Nos dias em que vivemos aqui na Europa, em plena quarta onda da pandemia do Coronga, fica até difícil falar de coisas amenas, mas vou tentar. Afinal de contas, essa coluna existe para isso: é um espaço para respirar e ajudar a suportar a dureza dos dias.
Daí que hoje trago a vocês a história de um cavaleiro chamado Hans von Trotha. Essa criatura de fato existiu e morreu no ano de 1503, três anos após Pedro Álvares Cabral ter chegado à costa brasileira e dado a Portugal a posse de uma terra que nunca foi dele.
Sim, mas voltemos a Hans. “Mas quem é esse Hans?”, como perguntaria o fofíssimo Olaf, de Frozen, a moça que se liberta cantando “Let it go” ou “Livre estou”, como foi traduzida para o português do Brasil.
Quarto filho de um arcebispo, Hans von Trotha logo ingressou no exército do príncipe que mandava na região europeia conhecida como Palatinado. É que naquela época, só os filhos mais velhos podiam herdar qualquer coisa da família, os demais tinham que fazer a vida e acabavam, quase sempre, indo parar no exército. Pois os serviços de Hans agradaram tanto ao príncipe que esse, agradecido, lhe concedeu a posse de dois castelos: o Berwartstein e o Grafendahn, os castelos e tudo o que estivesse a seu redor, incluindo as pessoas que viviam naquelas terras.
Antes de pertencer a von Trotha, os castelos eram parte do patrimônio da igreja católica. A transferência dos bens gerou uma briga de anos e anos e envolveu até o papa, e teve terríveis consequências para as pessoas que viviam num lugar que hoje se chama Wissembourg e pertence à França. Isso porque, para fazer pirraça com o bispo, Hans mandou construir uma represa ao pé de uma montanha que impedia a água de chegar a Wissembourg.
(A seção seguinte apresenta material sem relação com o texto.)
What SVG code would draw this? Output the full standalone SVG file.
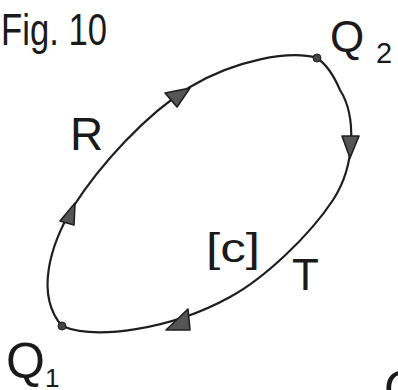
<svg xmlns="http://www.w3.org/2000/svg" width="398" height="390" viewBox="0 0 398 390">
<style>
.lbl{font-family:"Liberation Sans","DejaVu Sans",sans-serif;fill:#1a1a1a;}
.curve{fill:none;stroke:#1e1e1e;stroke-width:2.2;stroke-linecap:round;}
.arr{fill:#555;stroke:#1e1e1e;stroke-width:1.6;stroke-linejoin:round;}
.dot{fill:#444;stroke:#1e1e1e;stroke-width:1;}
</style>
<rect width="398" height="390" fill="#ffffff"/>
<g id="title"><text class="lbl" x="1" y="45" font-size="44" textLength="106" lengthAdjust="spacingAndGlyphs">Fig. 10</text></g>
<g id="connectors">
<path class="curve" d="M62,326 C95,340 170,330 230,297 C265,278 310,235 333,200 C356,165 356,115 340,90 C334,76 326,64 317,58 C290,50 235,60 190,87 C145,115 100,165 73,207 C50,245 35,295 62,326"/>
<polygon class="arr" points="75,203 60,221 74,225"/>
<polygon class="arr" points="190,88 165,93 177,107"/>
<polygon class="arr" points="342,136 359,136 350,158"/>
<polygon class="arr" points="166,330 188,309 190,330"/>
</g>
<g id="Q1"><circle class="dot" cx="62" cy="326" r="4"/><text class="lbl" x="6" y="378" font-size="50">Q</text><text class="lbl" x="45" y="387" font-size="26">1</text></g>
<g id="Q2"><circle class="dot" cx="317" cy="58" r="4"/><text class="lbl" x="330" y="52" font-size="44">Q</text><text class="lbl" x="376" y="63" font-size="29">2</text></g>
<g id="R"><text class="lbl" x="70" y="150" font-size="46">R</text></g>
<g id="C"><text class="lbl" x="206" y="262" font-size="40" textLength="54" lengthAdjust="spacingAndGlyphs">[c]</text></g>
<g id="T"><text class="lbl" x="292" y="290" font-size="44">T</text></g>
<g id="Q3"><text class="lbl" x="384" y="406" font-size="50">Q</text></g>
</svg>
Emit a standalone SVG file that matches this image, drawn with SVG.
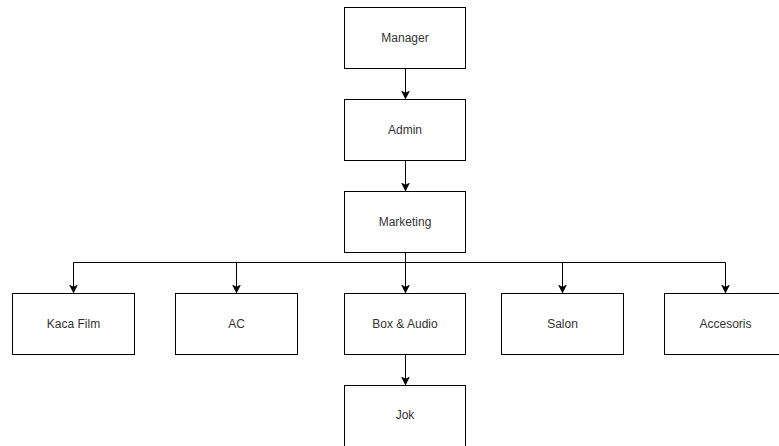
<svg xmlns="http://www.w3.org/2000/svg" width="779" height="446" viewBox="0 0 779 446">
<defs>
<marker id="arr" markerWidth="10" markerHeight="10" refX="8" refY="4.5" orient="auto" markerUnits="userSpaceOnUse">
<path d="M0,0 L9,4.5 L0,9 L2.2,4.5 Z" fill="#000"/>
</marker>
</defs>
<style>
.box{fill:#fff;stroke:#000;stroke-width:1}
.lbl{font-family:"Liberation Sans",Arial,sans-serif;font-size:12px;fill:#333;text-anchor:middle;dominant-baseline:central}
.edge{fill:none;stroke:#000;stroke-width:1;marker-end:url(#arr)}
</style>
<rect width="779" height="446" fill="#fff"/>
<g id="connectors">
<path class="edge" d="M405.5,68.5 V98.5"/>
<path class="edge" d="M405.5,160.5 V190.5"/>
<path class="edge" d="M405.5,252.5 V292.5"/>
<path class="edge" d="M405.5,262.5 H73.5 V292.5"/>
<path class="edge" d="M236.5,262.5 V292.5"/>
<path class="edge" d="M405.5,262.5 H725.5 V292.5"/>
<path class="edge" d="M562.5,262.5 V292.5"/>
<path class="edge" d="M405.5,354.5 V384.5"/>
</g>
<g id="manager"><rect class="box" x="344.5" y="7.5" width="121" height="61"/><text class="lbl" x="405" y="38">Manager</text></g>
<g id="admin"><rect class="box" x="344.5" y="99.5" width="121" height="61"/><text class="lbl" x="405" y="130">Admin</text></g>
<g id="marketing"><rect class="box" x="344.5" y="191.5" width="121" height="61"/><text class="lbl" x="405" y="222">Marketing</text></g>
<g id="kaca-film"><rect class="box" x="12.5" y="293.5" width="122" height="61"/><text class="lbl" x="73.5" y="324">Kaca Film</text></g>
<g id="ac"><rect class="box" x="175.5" y="293.5" width="122" height="61"/><text class="lbl" x="236.5" y="324">AC</text></g>
<g id="box-audio"><rect class="box" x="344.5" y="293.5" width="121" height="61"/><text class="lbl" x="405" y="324">Box &amp; Audio</text></g>
<g id="salon"><rect class="box" x="501.5" y="293.5" width="122" height="61"/><text class="lbl" x="562.5" y="324">Salon</text></g>
<g id="accesoris"><rect class="box" x="664.5" y="293.5" width="122" height="61"/><text class="lbl" x="725.5" y="324">Accesoris</text></g>
<g id="jok"><rect class="box" x="344.5" y="385.5" width="121" height="61"/><text class="lbl" x="405" y="415">Jok</text></g>
</svg>
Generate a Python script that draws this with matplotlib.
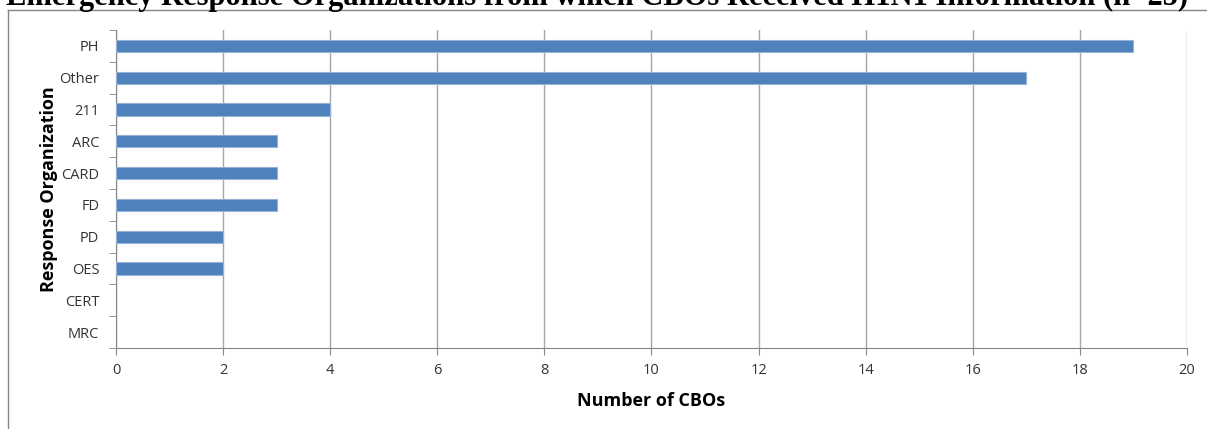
import matplotlib.pyplot as plt
import numpy as np

# data, top to bottom as in the chart
orgs = ['PH', 'Other', '211', 'ARC', 'CARD', 'FD', 'PD', 'OES', 'CERT', 'MRC']
counts = [19, 17, 4, 3, 3, 3, 2, 2, 0, 0]
x_ticks = list(range(0, 21, 2))

fig = plt.figure(figsize=(12.07, 4.29), dpi=100)
ax = fig.add_axes([0.0961, 0.1888, 0.8873, 0.7413])

pos = np.arange(len(orgs))
widths = [0.8 if c > 0 else 0 for c in counts]
ax.barh(pos, counts, height=0.38, color='#4F81BD', edgecolor='#95B3D7', linewidth=widths, zorder=3)

ax.set_ylim(len(orgs) - 0.5, -0.5)
ax.set_xlim(0, 20)
ax.set_xticks(x_ticks)
ax.set_yticks(pos)
ax.set_yticklabels(orgs)
ax.set_yticks(np.arange(-0.5, len(orgs), 1), minor=True)
ax.tick_params(axis='y', which='major', length=0, pad=12, labelsize=10.5, labelcolor='#333333')
ax.tick_params(axis='y', which='minor', length=5, color='#868686', direction='out')
ax.tick_params(axis='x', length=5, color='#868686', labelsize=10.5, labelcolor='#333333', pad=6)
for lab in ax.get_xticklabels() + ax.get_yticklabels():
    lab.set_family('Open Sans')

ax.grid(axis='x', color='#A6A6A6', linewidth=1, zorder=0)
for side in ['top', 'right']:
    ax.spines[side].set_visible(False)
ax.spines['left'].set_color('#868686')
ax.spines['bottom'].set_color('#868686')

ax.set_xlabel('Number of CBOs', fontsize=13, fontweight='bold', family='Open Sans', labelpad=10)
ax.set_ylabel('Response Organization', fontsize=13, fontweight='bold', family='Open Sans', labelpad=1)

# chart frame (top and left edges visible)
fig.add_artist(plt.Line2D([8 / 1207, 1.0], [1 - 10 / 429, 1 - 10 / 429], color='#868686', linewidth=1))
fig.add_artist(plt.Line2D([8 / 1207, 8 / 1207], [0, 1 - 10 / 429], color='#868686', linewidth=1))

# title, cut off at the top of the crop like the source image
fig.text(0.495, 1 - 5 / 429, 'Emergency Response Organizations from which CBOs Received H1N1 Information (n=25)',
         ha='center', va='baseline', fontsize=22, fontweight='bold', family='Liberation Serif')

fig.savefig('out.png', dpi=100)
De tanto reclamarem por conta da falta de água, um dia o cavaleiro disse: “Vocês querem água? Então tomem!” e mandou destruir a represa, criando uma inundação sem precedentes que causou enorme prejuízo às pessoas que viviam no lugar. Por conta disso – e de outras coisas mais – ele foi excomungado, mas hoje tem o seu corpo enterradinho numa igrejinha perto do castelo de Berwartstein, na Alemanha. Ai, como é injusta a vida com os poderosos, não? E as pessoas que perderam tudo, inclusive a vida no meio da briga entre o cavaleiro e a igreja, dessas a história nada conta, como sempre aliás.
Por conta de sua figura assustadora, Hans von Trotha virou – no imaginário popular – Hans Trapp, Hans Trott ou Hans Drot, e é um tipo de Homem do Saco que os adultos utilizam para assustar as crianças com ameaças do tipo: “Se você não se comportar vou chamar o Hans Trapp!”. Tem até uma versão do Papão que “come criancinhas”, literalmente. Será que as crianças de hoje em dia ainda se assustam com isso? As de hoje eu não sei, mas as de antigamente, ouvi dizer que sim, que até tremiam ao ouvir o nome do famigerado cavaleiro.
O castelo Berwartstein ainda existe e virou atração turística, como podem ver na “fotinha” que ilustra este “textículo”. Quem não tem alergia a mofo pode visitar as dependências do castelo e ver como vivia o cavaleiro em seus dias de glória. A depender da época do ano, se pode até tomar uma cervejinha ao ar livre, no pátio de entrada, e ouvir histórias contadas pelos próprios fantasmas que habitam o lugar – há mais de trezentos anos!